▶ [DESCRIPTION OF THE TASK] Copy all of the material exactly. Pictures are not to appear in the copy.

▶ [DATASET CONTENT]
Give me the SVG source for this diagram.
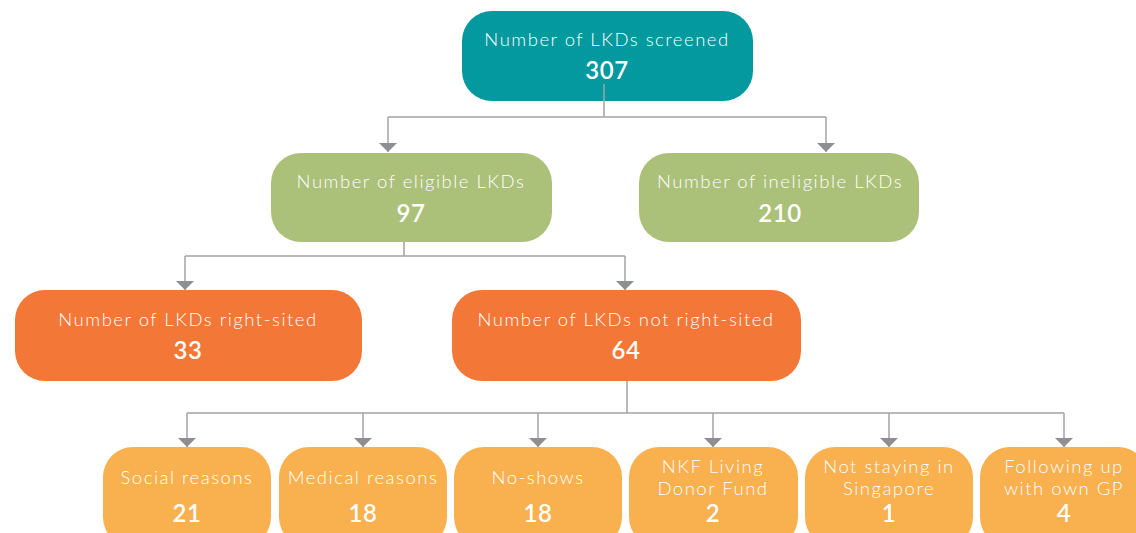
<svg xmlns="http://www.w3.org/2000/svg" width="1136" height="533" viewBox="0 0 1136 533">
  <style>
    .lbl { font-family: Lato, "Open Sans", "Liberation Sans", sans-serif; font-weight: 300; font-size: 18.5px; letter-spacing: 1.5px; fill: #ffffff; text-anchor: middle; }
    .num { font-family: Lato, "Open Sans", "Liberation Sans", sans-serif; font-weight: 600; font-size: 24px; letter-spacing: 0.5px; fill: #ffffff; text-anchor: middle; }
    .teal { fill: #04999F; }
    .green { fill: #ABC17A; }
    .orange { fill: #F37736; }
    .amber { fill: #F9B04F; }
    .conn { stroke: #A3A3A5; stroke-width: 1.5; fill: none; }
    .drop { marker-end: url(#arrow); }
  </style>
  <defs>
    <marker id="arrow" markerUnits="userSpaceOnUse" viewBox="0 -9 9 18" refX="9" refY="0" markerWidth="9" markerHeight="18" orient="auto">
      <path d="M0,-9 L9,0 L0,9 Z" fill="#8E8F93"/>
    </marker>
  </defs>

  <rect width="1136" height="533" fill="#ffffff"/>

  <!-- connectors -->
  <g id="connectors">
    <path class="conn" d="M604,84 V117 M388,117 H826"/>
    <path class="conn drop" d="M388,117 V152"/>
    <path class="conn drop" d="M826,117 V152"/>

    <path class="conn" d="M404,242 V256 M185,256 H625"/>
    <path class="conn drop" d="M185,256 V290"/>
    <path class="conn drop" d="M625,256 V290"/>

    <path class="conn" d="M627,381 V413 M187,413 H1064"/>
    <path class="conn drop" d="M187,413 V447"/>
    <path class="conn drop" d="M363,413 V447"/>
    <path class="conn drop" d="M538,413 V447"/>
    <path class="conn drop" d="M713,413 V447"/>
    <path class="conn drop" d="M889,413 V447"/>
    <path class="conn drop" d="M1064,413 V447"/>
  </g>

  <!-- level 1 -->
  <g id="screened">
    <rect class="teal" x="462" y="11" width="291" height="90" rx="30"/>
    <path class="conn" d="M604,84 V101"/>
    <text class="lbl" x="607" y="46">Number of LKDs screened</text>
    <text class="num" x="607" y="79">307</text>
  </g>

  <!-- level 2 -->
  <g id="eligible">
    <rect class="green" x="271" y="153" width="281" height="89" rx="30"/>
    <text class="lbl" x="411" y="188">Number of eligible LKDs</text>
    <text class="num" x="411" y="222">97</text>
  </g>
  <g id="ineligible">
    <rect class="green" x="639" y="153" width="280" height="89" rx="30"/>
    <text class="lbl" x="780" y="188">Number of ineligible LKDs</text>
    <text class="num" x="780" y="222">210</text>
  </g>

  <!-- level 3 -->
  <g id="right-sited">
    <rect class="orange" x="15" y="290" width="347" height="91" rx="30"/>
    <text class="lbl" x="188" y="326">Number of LKDs right-sited</text>
    <text class="num" x="188" y="359">33</text>
  </g>
  <g id="not-right-sited">
    <rect class="orange" x="452" y="290" width="349" height="91" rx="30"/>
    <text class="lbl" x="626" y="326">Number of LKDs not right-sited</text>
    <text class="num" x="626" y="359">64</text>
  </g>

  <!-- level 4 -->
  <g id="social">
    <rect class="amber" x="103" y="447" width="168" height="100" rx="30"/>
    <text class="lbl" x="187" y="484">Social reasons</text>
    <text class="num" x="187" y="522">21</text>
  </g>
  <g id="medical">
    <rect class="amber" x="279" y="447" width="168" height="100" rx="30"/>
    <text class="lbl" x="363" y="484">Medical reasons</text>
    <text class="num" x="363" y="522">18</text>
  </g>
  <g id="no-shows">
    <rect class="amber" x="454" y="447" width="168" height="100" rx="30"/>
    <text class="lbl" x="538" y="484">No-shows</text>
    <text class="num" x="538" y="522">18</text>
  </g>
  <g id="nkf-fund">
    <rect class="amber" x="629" y="447" width="169" height="100" rx="30"/>
    <text class="lbl" x="713" y="473">NKF Living</text>
    <text class="lbl" x="713" y="495">Donor Fund</text>
    <text class="num" x="713" y="522">2</text>
  </g>
  <g id="overseas">
    <rect class="amber" x="805" y="447" width="168" height="100" rx="30"/>
    <text class="lbl" x="889" y="473">Not staying in</text>
    <text class="lbl" x="889" y="495">Singapore</text>
    <text class="num" x="889" y="522">1</text>
  </g>
  <g id="own-gp">
    <rect class="amber" x="980" y="447" width="168" height="100" rx="30"/>
    <text class="lbl" x="1064" y="473">Following up</text>
    <text class="lbl" x="1064" y="495">with own GP</text>
    <text class="num" x="1064" y="522">4</text>
  </g>
</svg>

▶ [ANSWER FOR THE TASK]
Give me the SVG source for this diagram.
<svg xmlns="http://www.w3.org/2000/svg" width="1136" height="533" viewBox="0 0 1136 533">
  <style>
    .lbl { font-family: Lato, "Open Sans", "Liberation Sans", sans-serif; font-weight: 300; font-size: 18.5px; letter-spacing: 1.5px; fill: #ffffff; text-anchor: middle; }
    .num { font-family: Lato, "Open Sans", "Liberation Sans", sans-serif; font-weight: 600; font-size: 24px; letter-spacing: 0.5px; fill: #ffffff; text-anchor: middle; }
    .teal { fill: #04999F; }
    .green { fill: #ABC17A; }
    .orange { fill: #F37736; }
    .amber { fill: #F9B04F; }
    .conn { stroke: #A3A3A5; stroke-width: 1.5; fill: none; }
    .drop { marker-end: url(#arrow); }
  </style>
  <defs>
    <marker id="arrow" markerUnits="userSpaceOnUse" viewBox="0 -9 9 18" refX="9" refY="0" markerWidth="9" markerHeight="18" orient="auto">
      <path d="M0,-9 L9,0 L0,9 Z" fill="#8E8F93"/>
    </marker>
  </defs>

  <rect width="1136" height="533" fill="#ffffff"/>

  <!-- connectors -->
  <g id="connectors">
    <path class="conn" d="M604,84 V117 M388,117 H826"/>
    <path class="conn drop" d="M388,117 V152"/>
    <path class="conn drop" d="M826,117 V152"/>

    <path class="conn" d="M404,242 V256 M185,256 H625"/>
    <path class="conn drop" d="M185,256 V290"/>
    <path class="conn drop" d="M625,256 V290"/>

    <path class="conn" d="M627,381 V413 M187,413 H1064"/>
    <path class="conn drop" d="M187,413 V447"/>
    <path class="conn drop" d="M363,413 V447"/>
    <path class="conn drop" d="M538,413 V447"/>
    <path class="conn drop" d="M713,413 V447"/>
    <path class="conn drop" d="M889,413 V447"/>
    <path class="conn drop" d="M1064,413 V447"/>
  </g>

  <!-- level 1 -->
  <g id="screened">
    <rect class="teal" x="462" y="11" width="291" height="90" rx="30"/>
    <path class="conn" d="M604,84 V101"/>
    <text class="lbl" x="607" y="46">Number of LKDs screened</text>
    <text class="num" x="607" y="79">307</text>
  </g>

  <!-- level 2 -->
  <g id="eligible">
    <rect class="green" x="271" y="153" width="281" height="89" rx="30"/>
    <text class="lbl" x="411" y="188">Number of eligible LKDs</text>
    <text class="num" x="411" y="222">97</text>
  </g>
  <g id="ineligible">
    <rect class="green" x="639" y="153" width="280" height="89" rx="30"/>
    <text class="lbl" x="780" y="188">Number of ineligible LKDs</text>
    <text class="num" x="780" y="222">210</text>
  </g>

  <!-- level 3 -->
  <g id="right-sited">
    <rect class="orange" x="15" y="290" width="347" height="91" rx="30"/>
    <text class="lbl" x="188" y="326">Number of LKDs right-sited</text>
    <text class="num" x="188" y="359">33</text>
  </g>
  <g id="not-right-sited">
    <rect class="orange" x="452" y="290" width="349" height="91" rx="30"/>
    <text class="lbl" x="626" y="326">Number of LKDs not right-sited</text>
    <text class="num" x="626" y="359">64</text>
  </g>

  <!-- level 4 -->
  <g id="social">
    <rect class="amber" x="103" y="447" width="168" height="100" rx="30"/>
    <text class="lbl" x="187" y="484">Social reasons</text>
    <text class="num" x="187" y="522">21</text>
  </g>
  <g id="medical">
    <rect class="amber" x="279" y="447" width="168" height="100" rx="30"/>
    <text class="lbl" x="363" y="484">Medical reasons</text>
    <text class="num" x="363" y="522">18</text>
  </g>
  <g id="no-shows">
    <rect class="amber" x="454" y="447" width="168" height="100" rx="30"/>
    <text class="lbl" x="538" y="484">No-shows</text>
    <text class="num" x="538" y="522">18</text>
  </g>
  <g id="nkf-fund">
    <rect class="amber" x="629" y="447" width="169" height="100" rx="30"/>
    <text class="lbl" x="713" y="473">NKF Living</text>
    <text class="lbl" x="713" y="495">Donor Fund</text>
    <text class="num" x="713" y="522">2</text>
  </g>
  <g id="overseas">
    <rect class="amber" x="805" y="447" width="168" height="100" rx="30"/>
    <text class="lbl" x="889" y="473">Not staying in</text>
    <text class="lbl" x="889" y="495">Singapore</text>
    <text class="num" x="889" y="522">1</text>
  </g>
  <g id="own-gp">
    <rect class="amber" x="980" y="447" width="168" height="100" rx="30"/>
    <text class="lbl" x="1064" y="473">Following up</text>
    <text class="lbl" x="1064" y="495">with own GP</text>
    <text class="num" x="1064" y="522">4</text>
  </g>
</svg>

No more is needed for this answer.